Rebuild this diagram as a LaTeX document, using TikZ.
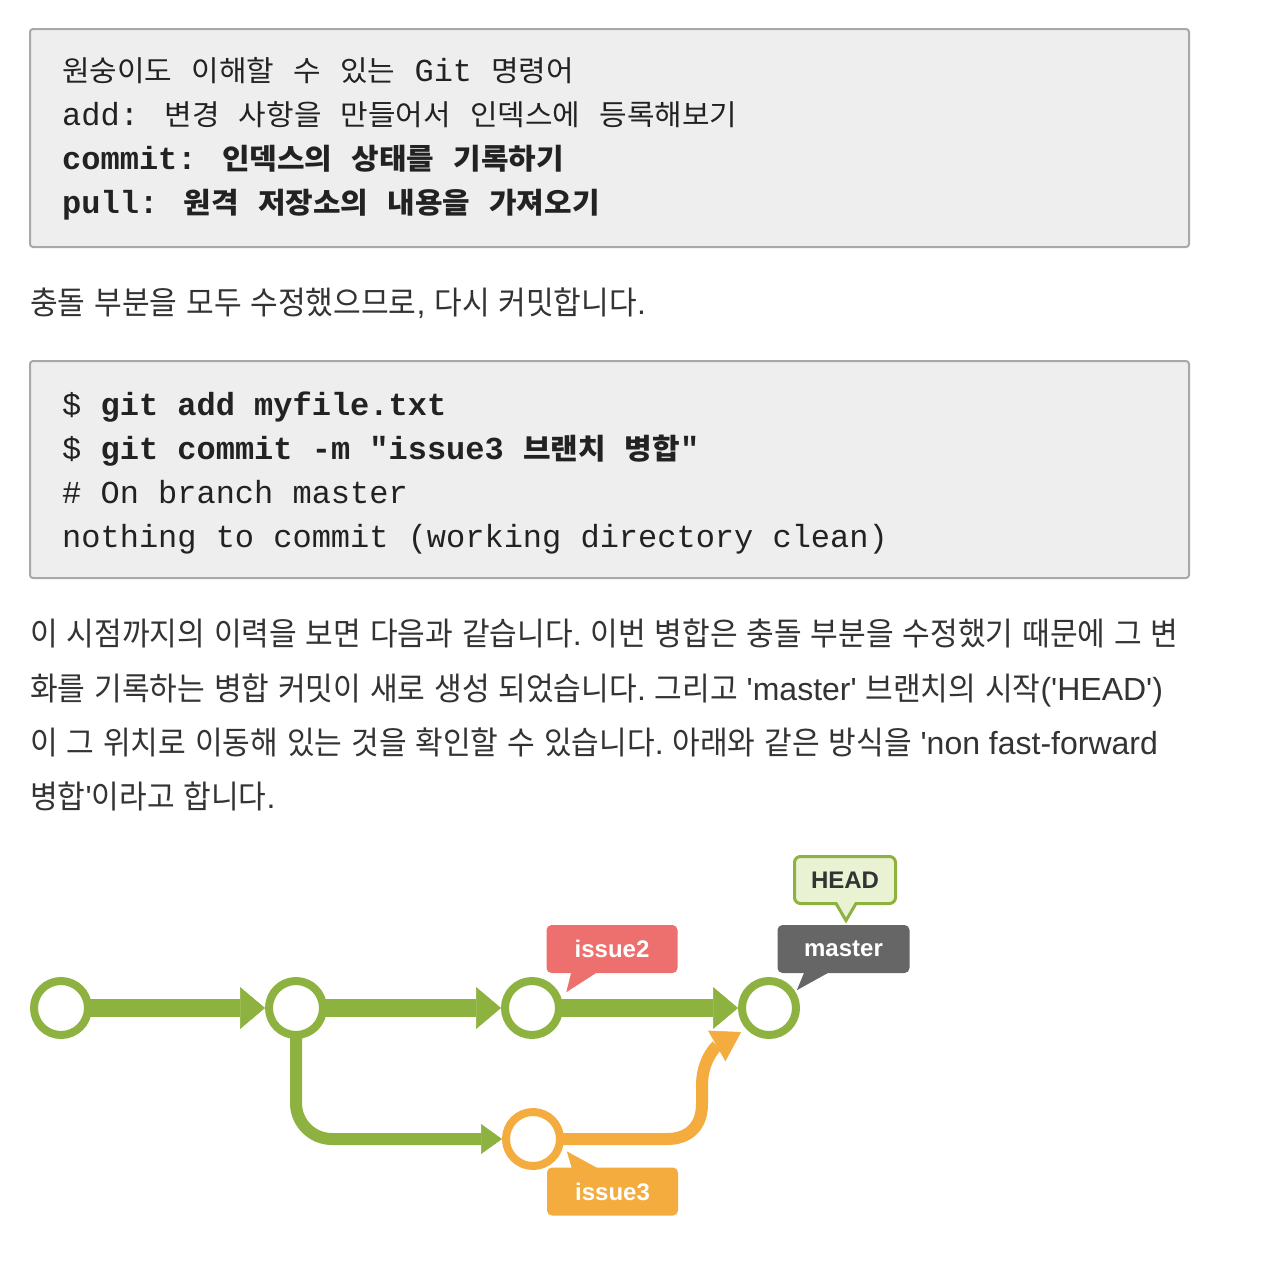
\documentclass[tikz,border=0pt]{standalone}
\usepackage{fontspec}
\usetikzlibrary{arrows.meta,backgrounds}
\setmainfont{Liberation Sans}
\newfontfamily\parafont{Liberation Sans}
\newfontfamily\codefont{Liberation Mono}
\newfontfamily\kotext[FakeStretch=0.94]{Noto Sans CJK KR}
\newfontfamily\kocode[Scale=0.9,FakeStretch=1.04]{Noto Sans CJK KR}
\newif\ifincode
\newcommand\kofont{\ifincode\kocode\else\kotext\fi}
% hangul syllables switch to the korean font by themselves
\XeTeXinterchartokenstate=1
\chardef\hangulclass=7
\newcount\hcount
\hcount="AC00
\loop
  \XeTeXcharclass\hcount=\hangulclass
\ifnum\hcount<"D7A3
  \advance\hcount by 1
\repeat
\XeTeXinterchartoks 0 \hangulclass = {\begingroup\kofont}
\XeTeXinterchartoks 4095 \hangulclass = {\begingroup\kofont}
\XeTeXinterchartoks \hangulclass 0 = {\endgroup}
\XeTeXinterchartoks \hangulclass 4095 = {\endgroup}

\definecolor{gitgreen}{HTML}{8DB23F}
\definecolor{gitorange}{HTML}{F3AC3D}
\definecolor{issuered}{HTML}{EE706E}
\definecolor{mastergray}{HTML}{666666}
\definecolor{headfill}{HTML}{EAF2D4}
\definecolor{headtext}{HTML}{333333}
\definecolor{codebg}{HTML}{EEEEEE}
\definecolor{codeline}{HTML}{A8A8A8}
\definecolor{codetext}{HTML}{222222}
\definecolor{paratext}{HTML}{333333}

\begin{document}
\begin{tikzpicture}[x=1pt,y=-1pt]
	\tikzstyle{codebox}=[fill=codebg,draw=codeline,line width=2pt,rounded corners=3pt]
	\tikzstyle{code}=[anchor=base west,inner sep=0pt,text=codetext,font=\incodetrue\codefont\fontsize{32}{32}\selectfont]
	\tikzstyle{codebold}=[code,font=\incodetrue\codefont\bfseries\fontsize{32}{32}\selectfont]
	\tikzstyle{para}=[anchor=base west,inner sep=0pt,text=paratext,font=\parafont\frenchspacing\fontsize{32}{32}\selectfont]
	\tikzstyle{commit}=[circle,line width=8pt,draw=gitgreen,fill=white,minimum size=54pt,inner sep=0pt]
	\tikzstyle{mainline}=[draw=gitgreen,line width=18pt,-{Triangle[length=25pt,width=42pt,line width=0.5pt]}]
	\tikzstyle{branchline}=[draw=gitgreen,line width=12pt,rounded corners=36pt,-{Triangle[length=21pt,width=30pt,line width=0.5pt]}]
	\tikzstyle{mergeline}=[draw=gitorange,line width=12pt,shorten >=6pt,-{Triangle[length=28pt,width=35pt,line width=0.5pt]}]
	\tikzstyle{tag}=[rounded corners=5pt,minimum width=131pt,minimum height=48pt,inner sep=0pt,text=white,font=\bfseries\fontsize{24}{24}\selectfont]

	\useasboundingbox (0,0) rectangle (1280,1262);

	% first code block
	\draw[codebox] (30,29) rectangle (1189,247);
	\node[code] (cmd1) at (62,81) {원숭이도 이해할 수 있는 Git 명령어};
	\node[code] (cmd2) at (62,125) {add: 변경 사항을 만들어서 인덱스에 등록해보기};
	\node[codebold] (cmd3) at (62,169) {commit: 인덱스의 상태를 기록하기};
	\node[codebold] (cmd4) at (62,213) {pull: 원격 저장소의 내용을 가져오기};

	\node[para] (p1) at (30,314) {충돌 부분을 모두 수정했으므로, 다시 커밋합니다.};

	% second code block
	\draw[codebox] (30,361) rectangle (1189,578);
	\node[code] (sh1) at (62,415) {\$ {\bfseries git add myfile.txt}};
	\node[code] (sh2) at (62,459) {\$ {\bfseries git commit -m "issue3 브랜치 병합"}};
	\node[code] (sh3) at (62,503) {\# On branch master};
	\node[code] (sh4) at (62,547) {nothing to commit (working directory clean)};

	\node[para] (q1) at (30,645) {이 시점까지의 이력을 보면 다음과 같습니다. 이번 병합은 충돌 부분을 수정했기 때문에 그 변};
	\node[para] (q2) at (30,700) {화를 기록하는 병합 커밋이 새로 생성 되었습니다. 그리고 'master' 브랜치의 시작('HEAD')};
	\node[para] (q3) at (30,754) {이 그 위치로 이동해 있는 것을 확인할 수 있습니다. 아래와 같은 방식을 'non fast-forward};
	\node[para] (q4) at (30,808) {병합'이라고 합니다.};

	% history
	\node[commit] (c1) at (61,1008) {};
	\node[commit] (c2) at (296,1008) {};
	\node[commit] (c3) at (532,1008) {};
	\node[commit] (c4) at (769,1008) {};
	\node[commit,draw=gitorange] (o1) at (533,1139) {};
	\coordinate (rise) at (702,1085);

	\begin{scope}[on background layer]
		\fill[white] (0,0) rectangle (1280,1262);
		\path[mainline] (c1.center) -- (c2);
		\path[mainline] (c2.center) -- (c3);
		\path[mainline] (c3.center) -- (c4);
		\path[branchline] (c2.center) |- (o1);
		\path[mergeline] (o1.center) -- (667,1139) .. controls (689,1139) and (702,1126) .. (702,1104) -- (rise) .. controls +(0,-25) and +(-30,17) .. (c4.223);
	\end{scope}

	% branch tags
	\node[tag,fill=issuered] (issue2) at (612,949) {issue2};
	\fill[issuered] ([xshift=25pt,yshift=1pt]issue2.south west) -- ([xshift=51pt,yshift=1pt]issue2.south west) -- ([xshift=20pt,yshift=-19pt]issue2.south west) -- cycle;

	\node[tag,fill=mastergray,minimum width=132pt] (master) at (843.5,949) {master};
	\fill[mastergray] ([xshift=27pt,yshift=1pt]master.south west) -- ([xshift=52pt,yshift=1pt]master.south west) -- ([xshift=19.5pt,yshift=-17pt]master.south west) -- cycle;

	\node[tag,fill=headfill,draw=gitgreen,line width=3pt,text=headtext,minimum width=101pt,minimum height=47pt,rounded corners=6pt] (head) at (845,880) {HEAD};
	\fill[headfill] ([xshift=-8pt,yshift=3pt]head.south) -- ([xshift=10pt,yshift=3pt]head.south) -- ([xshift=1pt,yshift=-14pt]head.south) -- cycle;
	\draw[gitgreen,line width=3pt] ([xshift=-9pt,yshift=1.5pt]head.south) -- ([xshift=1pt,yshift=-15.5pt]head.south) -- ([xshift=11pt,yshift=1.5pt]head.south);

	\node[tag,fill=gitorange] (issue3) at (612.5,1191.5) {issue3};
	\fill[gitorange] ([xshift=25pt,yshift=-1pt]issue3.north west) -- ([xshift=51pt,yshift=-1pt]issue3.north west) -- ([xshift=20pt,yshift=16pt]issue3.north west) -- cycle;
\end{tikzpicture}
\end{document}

Problem to solve - Leaving the pictures aside, transcribe the entire listing exactly.

Output of the task -
Rebuild this diagram as a LaTeX document, using TikZ.
\documentclass[tikz,border=0pt]{standalone}
\usepackage{fontspec}
\usetikzlibrary{arrows.meta,backgrounds}
\setmainfont{Liberation Sans}
\newfontfamily\parafont{Liberation Sans}
\newfontfamily\codefont{Liberation Mono}
\newfontfamily\kotext[FakeStretch=0.94]{Noto Sans CJK KR}
\newfontfamily\kocode[Scale=0.9,FakeStretch=1.04]{Noto Sans CJK KR}
\newif\ifincode
\newcommand\kofont{\ifincode\kocode\else\kotext\fi}
% hangul syllables switch to the korean font by themselves
\XeTeXinterchartokenstate=1
\chardef\hangulclass=7
\newcount\hcount
\hcount="AC00
\loop
  \XeTeXcharclass\hcount=\hangulclass
\ifnum\hcount<"D7A3
  \advance\hcount by 1
\repeat
\XeTeXinterchartoks 0 \hangulclass = {\begingroup\kofont}
\XeTeXinterchartoks 4095 \hangulclass = {\begingroup\kofont}
\XeTeXinterchartoks \hangulclass 0 = {\endgroup}
\XeTeXinterchartoks \hangulclass 4095 = {\endgroup}

\definecolor{gitgreen}{HTML}{8DB23F}
\definecolor{gitorange}{HTML}{F3AC3D}
\definecolor{issuered}{HTML}{EE706E}
\definecolor{mastergray}{HTML}{666666}
\definecolor{headfill}{HTML}{EAF2D4}
\definecolor{headtext}{HTML}{333333}
\definecolor{codebg}{HTML}{EEEEEE}
\definecolor{codeline}{HTML}{A8A8A8}
\definecolor{codetext}{HTML}{222222}
\definecolor{paratext}{HTML}{333333}

\begin{document}
\begin{tikzpicture}[x=1pt,y=-1pt]
	\tikzstyle{codebox}=[fill=codebg,draw=codeline,line width=2pt,rounded corners=3pt]
	\tikzstyle{code}=[anchor=base west,inner sep=0pt,text=codetext,font=\incodetrue\codefont\fontsize{32}{32}\selectfont]
	\tikzstyle{codebold}=[code,font=\incodetrue\codefont\bfseries\fontsize{32}{32}\selectfont]
	\tikzstyle{para}=[anchor=base west,inner sep=0pt,text=paratext,font=\parafont\frenchspacing\fontsize{32}{32}\selectfont]
	\tikzstyle{commit}=[circle,line width=8pt,draw=gitgreen,fill=white,minimum size=54pt,inner sep=0pt]
	\tikzstyle{mainline}=[draw=gitgreen,line width=18pt,-{Triangle[length=25pt,width=42pt,line width=0.5pt]}]
	\tikzstyle{branchline}=[draw=gitgreen,line width=12pt,rounded corners=36pt,-{Triangle[length=21pt,width=30pt,line width=0.5pt]}]
	\tikzstyle{mergeline}=[draw=gitorange,line width=12pt,shorten >=6pt,-{Triangle[length=28pt,width=35pt,line width=0.5pt]}]
	\tikzstyle{tag}=[rounded corners=5pt,minimum width=131pt,minimum height=48pt,inner sep=0pt,text=white,font=\bfseries\fontsize{24}{24}\selectfont]

	\useasboundingbox (0,0) rectangle (1280,1262);

	% first code block
	\draw[codebox] (30,29) rectangle (1189,247);
	\node[code] (cmd1) at (62,81) {원숭이도 이해할 수 있는 Git 명령어};
	\node[code] (cmd2) at (62,125) {add: 변경 사항을 만들어서 인덱스에 등록해보기};
	\node[codebold] (cmd3) at (62,169) {commit: 인덱스의 상태를 기록하기};
	\node[codebold] (cmd4) at (62,213) {pull: 원격 저장소의 내용을 가져오기};

	\node[para] (p1) at (30,314) {충돌 부분을 모두 수정했으므로, 다시 커밋합니다.};

	% second code block
	\draw[codebox] (30,361) rectangle (1189,578);
	\node[code] (sh1) at (62,415) {\$ {\bfseries git add myfile.txt}};
	\node[code] (sh2) at (62,459) {\$ {\bfseries git commit -m "issue3 브랜치 병합"}};
	\node[code] (sh3) at (62,503) {\# On branch master};
	\node[code] (sh4) at (62,547) {nothing to commit (working directory clean)};

	\node[para] (q1) at (30,645) {이 시점까지의 이력을 보면 다음과 같습니다. 이번 병합은 충돌 부분을 수정했기 때문에 그 변};
	\node[para] (q2) at (30,700) {화를 기록하는 병합 커밋이 새로 생성 되었습니다. 그리고 'master' 브랜치의 시작('HEAD')};
	\node[para] (q3) at (30,754) {이 그 위치로 이동해 있는 것을 확인할 수 있습니다. 아래와 같은 방식을 'non fast-forward};
	\node[para] (q4) at (30,808) {병합'이라고 합니다.};

	% history
	\node[commit] (c1) at (61,1008) {};
	\node[commit] (c2) at (296,1008) {};
	\node[commit] (c3) at (532,1008) {};
	\node[commit] (c4) at (769,1008) {};
	\node[commit,draw=gitorange] (o1) at (533,1139) {};
	\coordinate (rise) at (702,1085);

	\begin{scope}[on background layer]
		\fill[white] (0,0) rectangle (1280,1262);
		\path[mainline] (c1.center) -- (c2);
		\path[mainline] (c2.center) -- (c3);
		\path[mainline] (c3.center) -- (c4);
		\path[branchline] (c2.center) |- (o1);
		\path[mergeline] (o1.center) -- (667,1139) .. controls (689,1139) and (702,1126) .. (702,1104) -- (rise) .. controls +(0,-25) and +(-30,17) .. (c4.223);
	\end{scope}

	% branch tags
	\node[tag,fill=issuered] (issue2) at (612,949) {issue2};
	\fill[issuered] ([xshift=25pt,yshift=1pt]issue2.south west) -- ([xshift=51pt,yshift=1pt]issue2.south west) -- ([xshift=20pt,yshift=-19pt]issue2.south west) -- cycle;

	\node[tag,fill=mastergray,minimum width=132pt] (master) at (843.5,949) {master};
	\fill[mastergray] ([xshift=27pt,yshift=1pt]master.south west) -- ([xshift=52pt,yshift=1pt]master.south west) -- ([xshift=19.5pt,yshift=-17pt]master.south west) -- cycle;

	\node[tag,fill=headfill,draw=gitgreen,line width=3pt,text=headtext,minimum width=101pt,minimum height=47pt,rounded corners=6pt] (head) at (845,880) {HEAD};
	\fill[headfill] ([xshift=-8pt,yshift=3pt]head.south) -- ([xshift=10pt,yshift=3pt]head.south) -- ([xshift=1pt,yshift=-14pt]head.south) -- cycle;
	\draw[gitgreen,line width=3pt] ([xshift=-9pt,yshift=1.5pt]head.south) -- ([xshift=1pt,yshift=-15.5pt]head.south) -- ([xshift=11pt,yshift=1.5pt]head.south);

	\node[tag,fill=gitorange] (issue3) at (612.5,1191.5) {issue3};
	\fill[gitorange] ([xshift=25pt,yshift=-1pt]issue3.north west) -- ([xshift=51pt,yshift=-1pt]issue3.north west) -- ([xshift=20pt,yshift=16pt]issue3.north west) -- cycle;
\end{tikzpicture}
\end{document}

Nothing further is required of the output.